Participants’ motivation for transferring DC balances into the DB plan was to reduce an offset of the guaranteed benefit. If, for example, a participant was entitled to receive $5,000 in monthly benefits under the DB but had a balance in the DC plan that would equate to a $3,000 monthly annuity, he would receive a monthly benefit of $2,000 from the DB plan. If his balance in the DC plan would equate to a $6,000 monthly annuity, he would receive nothing from the DB plan.

The 9th Circuit agreed with precedent set by the 1st Circuit (as well as two district courts) that the amendment did not violate the anti-cutback rule.
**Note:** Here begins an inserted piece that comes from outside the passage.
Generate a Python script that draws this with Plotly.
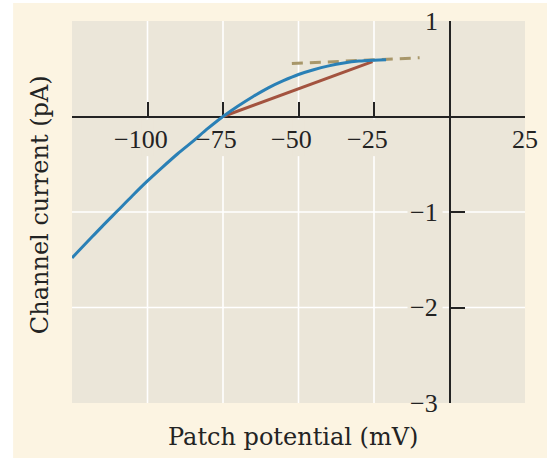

According to the text of the 9th Circuit decision, “the panel deferred to [the U.S. Treasury] insofar as it interpreted Treasury Regulation A–2, which provides that, without violating the anti-cutback rule, a plan may be amended to eliminate provisions permitting the transfer of benefits between and among defined contribution plans and defined benefit plans.”

The 9th Circuit also asked the Treasury to weigh in, via amicus brief, on whether DHL’s “elimination of Plaintiffs’ right to transfer their account balances from the defined contribution plan to the defined benefit plan violate[d] the anti-cutback rule . . . , where the result of the elimination of the transfer option was significantly to decrease the periodic benefits paid from the defined benefit plan and in total.” The government subsequently filed a brief answering that question in the negative and recommending that the panel affirm the district court.

The 9th Circuit goes on to note that “although the result reached here is disturbing given the negative impact on Plaintiffs’ periodic retirement benefits,” the actuarial assumptions used to calculate participants’ accrued benefits in the plans did not change with the plan amendment and have not been challenged.